Input rows
◇ ◇ ◇ ◇ ◇ ◇ ◇
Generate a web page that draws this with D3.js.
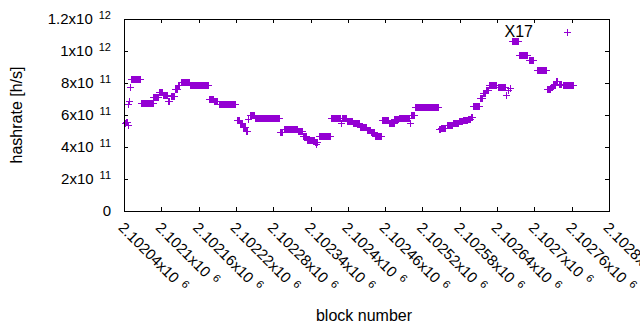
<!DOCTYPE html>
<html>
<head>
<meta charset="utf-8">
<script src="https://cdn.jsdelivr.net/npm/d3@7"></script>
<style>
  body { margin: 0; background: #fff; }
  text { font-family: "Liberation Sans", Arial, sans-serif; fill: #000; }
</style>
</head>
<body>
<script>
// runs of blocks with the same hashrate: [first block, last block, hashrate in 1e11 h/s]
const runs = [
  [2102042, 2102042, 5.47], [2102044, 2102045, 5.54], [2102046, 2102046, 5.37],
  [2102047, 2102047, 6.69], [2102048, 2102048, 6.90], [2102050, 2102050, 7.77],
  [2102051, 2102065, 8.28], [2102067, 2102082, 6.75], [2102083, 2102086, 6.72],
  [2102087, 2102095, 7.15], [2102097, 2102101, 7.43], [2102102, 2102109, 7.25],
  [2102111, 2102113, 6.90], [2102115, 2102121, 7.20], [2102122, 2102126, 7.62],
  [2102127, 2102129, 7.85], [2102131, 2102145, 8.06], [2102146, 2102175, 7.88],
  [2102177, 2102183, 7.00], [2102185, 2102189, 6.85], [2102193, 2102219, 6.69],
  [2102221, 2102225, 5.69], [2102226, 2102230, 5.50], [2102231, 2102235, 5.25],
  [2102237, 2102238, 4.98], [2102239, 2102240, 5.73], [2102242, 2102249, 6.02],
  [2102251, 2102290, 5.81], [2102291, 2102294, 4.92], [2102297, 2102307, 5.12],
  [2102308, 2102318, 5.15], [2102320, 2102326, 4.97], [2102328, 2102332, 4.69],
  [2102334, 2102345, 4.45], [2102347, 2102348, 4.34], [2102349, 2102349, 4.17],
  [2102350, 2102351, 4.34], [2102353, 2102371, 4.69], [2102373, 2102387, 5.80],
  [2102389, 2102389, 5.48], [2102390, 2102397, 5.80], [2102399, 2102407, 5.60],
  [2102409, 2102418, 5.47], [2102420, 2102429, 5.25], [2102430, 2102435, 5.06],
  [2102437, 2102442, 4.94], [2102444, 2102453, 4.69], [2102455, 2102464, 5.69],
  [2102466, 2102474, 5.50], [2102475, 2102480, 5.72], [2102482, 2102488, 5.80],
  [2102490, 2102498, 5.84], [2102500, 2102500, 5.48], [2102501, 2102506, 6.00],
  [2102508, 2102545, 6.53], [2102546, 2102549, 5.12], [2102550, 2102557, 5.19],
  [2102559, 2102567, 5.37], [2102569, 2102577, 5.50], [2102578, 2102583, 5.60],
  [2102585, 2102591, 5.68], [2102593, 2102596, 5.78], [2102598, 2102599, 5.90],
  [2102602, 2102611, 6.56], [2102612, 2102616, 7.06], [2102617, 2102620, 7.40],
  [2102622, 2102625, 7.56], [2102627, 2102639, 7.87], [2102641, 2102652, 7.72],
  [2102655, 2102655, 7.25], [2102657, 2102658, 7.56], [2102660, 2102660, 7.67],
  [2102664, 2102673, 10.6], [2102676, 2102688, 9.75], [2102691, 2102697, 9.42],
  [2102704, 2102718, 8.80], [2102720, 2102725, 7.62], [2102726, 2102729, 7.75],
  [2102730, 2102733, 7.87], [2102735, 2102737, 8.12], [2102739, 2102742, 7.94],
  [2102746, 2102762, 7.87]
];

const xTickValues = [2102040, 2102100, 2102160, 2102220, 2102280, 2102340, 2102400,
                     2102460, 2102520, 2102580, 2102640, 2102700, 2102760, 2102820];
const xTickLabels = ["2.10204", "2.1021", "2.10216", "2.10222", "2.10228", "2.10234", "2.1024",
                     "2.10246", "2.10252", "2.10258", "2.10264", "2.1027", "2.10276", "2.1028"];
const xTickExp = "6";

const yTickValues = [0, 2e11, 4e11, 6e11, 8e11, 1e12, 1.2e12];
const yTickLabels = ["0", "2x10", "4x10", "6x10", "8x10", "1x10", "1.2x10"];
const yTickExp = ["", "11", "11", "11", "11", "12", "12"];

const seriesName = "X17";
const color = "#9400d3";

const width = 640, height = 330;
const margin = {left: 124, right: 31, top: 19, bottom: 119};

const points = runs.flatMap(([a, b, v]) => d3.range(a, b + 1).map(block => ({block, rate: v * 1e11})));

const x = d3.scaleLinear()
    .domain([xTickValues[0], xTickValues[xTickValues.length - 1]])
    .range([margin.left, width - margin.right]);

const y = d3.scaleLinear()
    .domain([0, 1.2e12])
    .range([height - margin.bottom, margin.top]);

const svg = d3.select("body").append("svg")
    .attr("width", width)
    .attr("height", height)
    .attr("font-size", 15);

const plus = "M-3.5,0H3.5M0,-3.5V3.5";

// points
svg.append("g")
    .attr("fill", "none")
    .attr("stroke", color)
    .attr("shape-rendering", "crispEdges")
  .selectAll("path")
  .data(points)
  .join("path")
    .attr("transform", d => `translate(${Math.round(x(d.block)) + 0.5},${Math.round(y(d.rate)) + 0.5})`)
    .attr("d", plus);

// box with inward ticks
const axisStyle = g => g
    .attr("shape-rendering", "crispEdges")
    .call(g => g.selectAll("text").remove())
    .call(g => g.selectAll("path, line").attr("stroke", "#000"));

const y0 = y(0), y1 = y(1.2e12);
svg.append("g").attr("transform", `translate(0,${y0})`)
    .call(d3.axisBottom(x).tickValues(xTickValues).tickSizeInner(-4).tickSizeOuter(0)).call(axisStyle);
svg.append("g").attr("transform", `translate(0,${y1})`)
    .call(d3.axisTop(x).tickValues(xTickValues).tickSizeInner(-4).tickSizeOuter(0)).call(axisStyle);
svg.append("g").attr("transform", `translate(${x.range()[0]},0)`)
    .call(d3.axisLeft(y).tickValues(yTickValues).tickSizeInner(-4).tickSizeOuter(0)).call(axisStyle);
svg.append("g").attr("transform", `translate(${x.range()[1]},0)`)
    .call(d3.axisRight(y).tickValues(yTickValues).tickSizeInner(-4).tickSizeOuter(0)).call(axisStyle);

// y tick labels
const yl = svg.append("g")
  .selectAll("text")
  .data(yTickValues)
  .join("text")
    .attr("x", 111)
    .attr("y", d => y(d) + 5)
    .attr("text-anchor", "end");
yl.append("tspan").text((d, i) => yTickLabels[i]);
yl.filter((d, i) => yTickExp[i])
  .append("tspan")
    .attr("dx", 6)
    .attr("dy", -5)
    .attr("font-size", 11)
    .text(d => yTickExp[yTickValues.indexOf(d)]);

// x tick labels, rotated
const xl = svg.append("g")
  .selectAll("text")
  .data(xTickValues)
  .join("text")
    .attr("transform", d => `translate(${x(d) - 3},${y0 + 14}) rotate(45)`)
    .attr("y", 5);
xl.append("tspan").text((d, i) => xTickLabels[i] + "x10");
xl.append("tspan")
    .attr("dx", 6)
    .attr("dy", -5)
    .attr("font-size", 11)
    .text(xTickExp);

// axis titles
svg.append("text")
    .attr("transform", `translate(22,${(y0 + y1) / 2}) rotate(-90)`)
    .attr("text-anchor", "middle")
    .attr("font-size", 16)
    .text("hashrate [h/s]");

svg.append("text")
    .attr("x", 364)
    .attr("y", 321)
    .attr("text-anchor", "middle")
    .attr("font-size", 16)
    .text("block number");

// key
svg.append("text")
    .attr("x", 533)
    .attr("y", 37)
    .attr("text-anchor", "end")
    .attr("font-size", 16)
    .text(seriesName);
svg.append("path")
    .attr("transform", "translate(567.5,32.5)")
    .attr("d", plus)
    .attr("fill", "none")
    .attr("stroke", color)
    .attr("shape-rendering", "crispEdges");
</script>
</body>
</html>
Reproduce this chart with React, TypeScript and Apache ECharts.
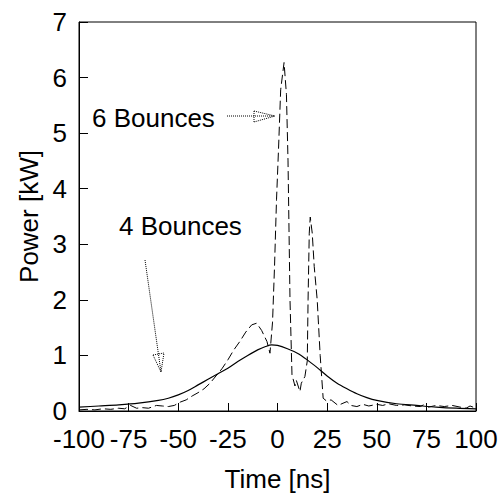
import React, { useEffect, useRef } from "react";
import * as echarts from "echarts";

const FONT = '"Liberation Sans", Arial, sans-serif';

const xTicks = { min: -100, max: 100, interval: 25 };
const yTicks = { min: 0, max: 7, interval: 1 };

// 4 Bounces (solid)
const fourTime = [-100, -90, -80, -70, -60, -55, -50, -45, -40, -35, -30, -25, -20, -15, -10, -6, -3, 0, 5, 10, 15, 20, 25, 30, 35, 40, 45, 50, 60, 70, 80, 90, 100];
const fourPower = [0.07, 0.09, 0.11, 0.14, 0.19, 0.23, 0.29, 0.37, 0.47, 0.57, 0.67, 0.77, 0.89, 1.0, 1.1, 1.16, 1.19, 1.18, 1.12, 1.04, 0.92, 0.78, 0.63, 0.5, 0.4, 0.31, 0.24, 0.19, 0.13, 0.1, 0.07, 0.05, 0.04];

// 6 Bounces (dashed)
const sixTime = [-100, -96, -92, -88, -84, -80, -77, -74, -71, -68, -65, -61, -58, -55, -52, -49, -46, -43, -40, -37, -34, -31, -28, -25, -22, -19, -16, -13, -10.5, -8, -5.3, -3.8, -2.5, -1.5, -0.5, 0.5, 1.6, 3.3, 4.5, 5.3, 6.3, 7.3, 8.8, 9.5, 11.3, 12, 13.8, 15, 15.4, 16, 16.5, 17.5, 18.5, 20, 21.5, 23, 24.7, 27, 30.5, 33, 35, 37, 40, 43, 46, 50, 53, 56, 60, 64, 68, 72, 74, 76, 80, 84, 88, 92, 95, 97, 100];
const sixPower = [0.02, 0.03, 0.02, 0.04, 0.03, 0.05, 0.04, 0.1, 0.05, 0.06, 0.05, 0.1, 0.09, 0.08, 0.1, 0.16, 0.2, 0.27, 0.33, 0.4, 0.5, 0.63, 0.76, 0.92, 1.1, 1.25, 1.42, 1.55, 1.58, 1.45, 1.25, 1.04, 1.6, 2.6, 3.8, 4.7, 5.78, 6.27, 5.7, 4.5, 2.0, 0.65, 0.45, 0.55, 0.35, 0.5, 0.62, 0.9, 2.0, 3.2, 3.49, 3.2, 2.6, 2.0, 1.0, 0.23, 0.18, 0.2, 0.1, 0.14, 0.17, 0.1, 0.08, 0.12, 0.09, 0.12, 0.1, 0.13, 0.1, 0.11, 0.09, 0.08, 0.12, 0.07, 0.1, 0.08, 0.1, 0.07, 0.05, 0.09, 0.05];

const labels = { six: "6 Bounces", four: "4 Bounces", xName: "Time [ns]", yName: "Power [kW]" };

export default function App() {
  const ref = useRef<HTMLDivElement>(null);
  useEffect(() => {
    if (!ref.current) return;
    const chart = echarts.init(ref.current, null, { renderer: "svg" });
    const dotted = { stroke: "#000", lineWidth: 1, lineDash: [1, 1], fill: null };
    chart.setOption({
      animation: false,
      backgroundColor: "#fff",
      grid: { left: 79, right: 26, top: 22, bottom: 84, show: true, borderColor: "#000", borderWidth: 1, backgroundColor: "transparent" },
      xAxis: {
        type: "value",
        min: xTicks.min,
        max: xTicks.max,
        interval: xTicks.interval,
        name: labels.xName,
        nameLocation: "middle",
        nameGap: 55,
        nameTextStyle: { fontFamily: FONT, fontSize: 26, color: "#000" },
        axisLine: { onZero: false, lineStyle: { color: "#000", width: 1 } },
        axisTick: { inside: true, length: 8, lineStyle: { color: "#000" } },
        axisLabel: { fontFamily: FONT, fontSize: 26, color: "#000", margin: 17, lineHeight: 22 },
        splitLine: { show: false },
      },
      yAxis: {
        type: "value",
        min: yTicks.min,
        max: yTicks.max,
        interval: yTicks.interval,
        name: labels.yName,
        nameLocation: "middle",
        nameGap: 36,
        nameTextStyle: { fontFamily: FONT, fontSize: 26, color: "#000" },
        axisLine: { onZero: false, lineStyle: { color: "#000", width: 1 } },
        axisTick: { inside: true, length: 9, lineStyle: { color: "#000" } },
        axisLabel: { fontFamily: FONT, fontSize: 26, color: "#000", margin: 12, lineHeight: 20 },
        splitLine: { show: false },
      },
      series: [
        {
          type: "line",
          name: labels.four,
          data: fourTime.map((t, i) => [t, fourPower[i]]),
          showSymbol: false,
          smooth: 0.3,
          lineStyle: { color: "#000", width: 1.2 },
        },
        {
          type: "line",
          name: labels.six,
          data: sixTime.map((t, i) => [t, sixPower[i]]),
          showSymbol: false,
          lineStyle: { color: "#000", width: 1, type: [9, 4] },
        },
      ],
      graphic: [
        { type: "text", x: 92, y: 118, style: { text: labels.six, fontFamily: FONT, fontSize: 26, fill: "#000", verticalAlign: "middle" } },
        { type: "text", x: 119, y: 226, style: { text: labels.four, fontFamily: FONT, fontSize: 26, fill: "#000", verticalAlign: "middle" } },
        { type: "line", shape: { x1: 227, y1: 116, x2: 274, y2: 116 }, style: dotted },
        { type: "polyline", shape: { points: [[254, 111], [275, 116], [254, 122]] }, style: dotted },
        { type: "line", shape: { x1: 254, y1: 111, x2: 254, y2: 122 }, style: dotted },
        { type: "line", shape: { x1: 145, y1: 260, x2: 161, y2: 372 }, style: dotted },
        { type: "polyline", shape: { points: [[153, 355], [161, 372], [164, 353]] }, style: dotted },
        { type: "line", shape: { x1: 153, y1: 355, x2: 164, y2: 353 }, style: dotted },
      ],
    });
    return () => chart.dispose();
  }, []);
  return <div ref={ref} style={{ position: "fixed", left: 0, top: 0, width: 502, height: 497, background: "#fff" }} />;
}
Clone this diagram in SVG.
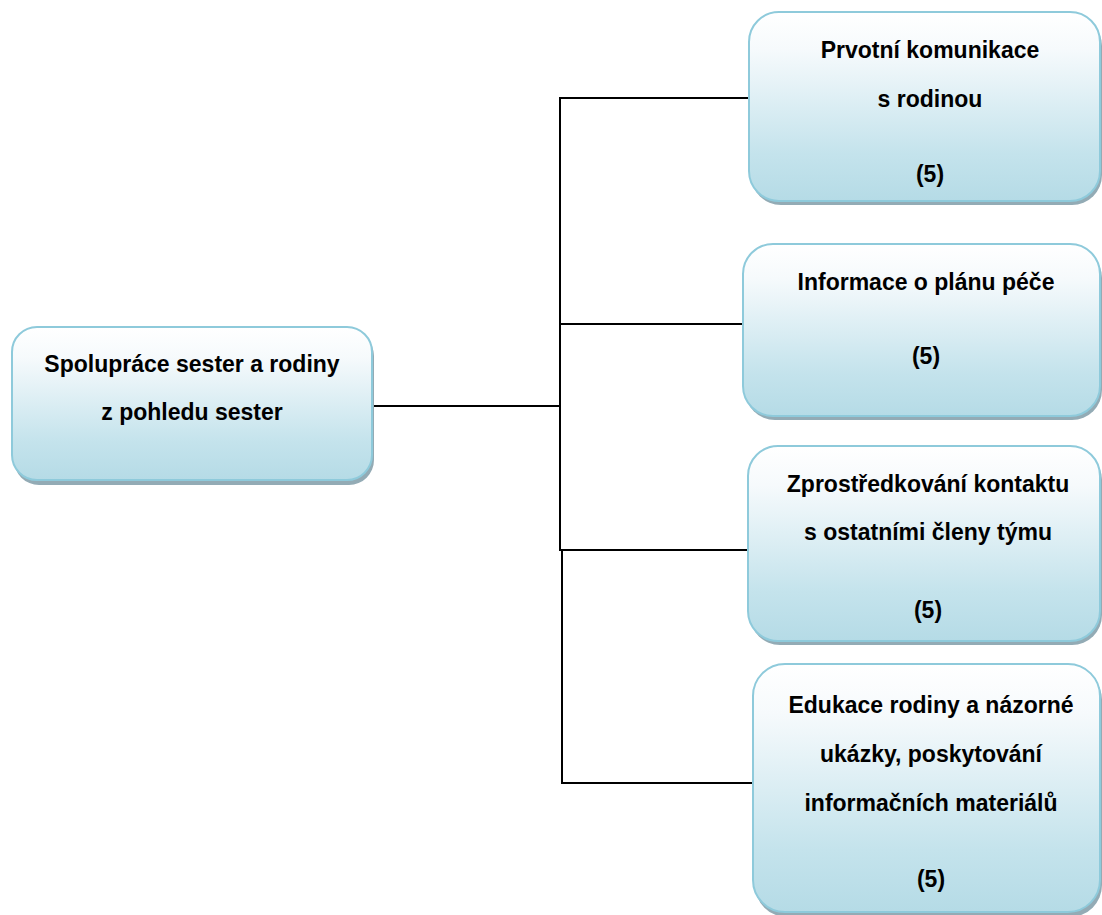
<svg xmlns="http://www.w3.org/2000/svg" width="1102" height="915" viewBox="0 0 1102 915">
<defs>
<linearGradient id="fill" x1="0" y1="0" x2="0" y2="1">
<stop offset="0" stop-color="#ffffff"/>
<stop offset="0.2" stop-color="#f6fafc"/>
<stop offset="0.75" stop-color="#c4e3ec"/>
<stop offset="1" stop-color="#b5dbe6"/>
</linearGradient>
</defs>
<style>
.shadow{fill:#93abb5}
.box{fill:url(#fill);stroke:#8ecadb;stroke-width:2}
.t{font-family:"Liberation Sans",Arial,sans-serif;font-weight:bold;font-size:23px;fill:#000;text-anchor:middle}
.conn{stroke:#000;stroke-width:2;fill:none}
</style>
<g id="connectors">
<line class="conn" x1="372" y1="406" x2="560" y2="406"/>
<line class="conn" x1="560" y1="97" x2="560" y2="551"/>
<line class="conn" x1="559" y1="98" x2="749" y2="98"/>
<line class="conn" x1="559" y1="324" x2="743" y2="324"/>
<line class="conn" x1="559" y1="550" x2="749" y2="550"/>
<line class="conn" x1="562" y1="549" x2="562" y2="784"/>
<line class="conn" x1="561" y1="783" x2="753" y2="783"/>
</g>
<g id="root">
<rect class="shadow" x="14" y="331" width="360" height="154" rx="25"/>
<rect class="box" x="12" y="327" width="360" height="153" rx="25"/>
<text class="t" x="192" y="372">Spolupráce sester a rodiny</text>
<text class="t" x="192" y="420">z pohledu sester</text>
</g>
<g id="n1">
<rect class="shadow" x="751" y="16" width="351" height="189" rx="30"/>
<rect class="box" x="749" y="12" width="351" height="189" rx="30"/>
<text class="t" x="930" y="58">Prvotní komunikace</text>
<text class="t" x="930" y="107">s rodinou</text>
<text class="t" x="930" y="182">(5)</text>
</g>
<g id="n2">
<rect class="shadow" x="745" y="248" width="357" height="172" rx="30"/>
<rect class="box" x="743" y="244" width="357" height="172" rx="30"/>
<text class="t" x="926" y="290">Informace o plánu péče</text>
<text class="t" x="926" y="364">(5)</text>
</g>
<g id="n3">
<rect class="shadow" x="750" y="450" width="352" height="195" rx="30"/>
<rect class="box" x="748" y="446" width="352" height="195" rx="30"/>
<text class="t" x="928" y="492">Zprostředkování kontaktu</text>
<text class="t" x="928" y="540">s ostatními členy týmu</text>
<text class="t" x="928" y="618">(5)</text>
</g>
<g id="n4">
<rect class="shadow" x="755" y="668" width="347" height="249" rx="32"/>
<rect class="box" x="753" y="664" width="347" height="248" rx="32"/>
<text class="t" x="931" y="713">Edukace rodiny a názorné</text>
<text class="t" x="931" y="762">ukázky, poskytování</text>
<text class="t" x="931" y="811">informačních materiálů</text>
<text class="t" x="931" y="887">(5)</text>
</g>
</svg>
◇ ◇ ◇ ◇ ◇ ◇ ◇
Set problem
From the material above, gather all lines that include the string "this" and copy them.

Full answer
Generate a web page that draws this with D3.js.
Reproduce this chart with React, TypeScript and Apache ECharts.
Clone this diagram in SVG.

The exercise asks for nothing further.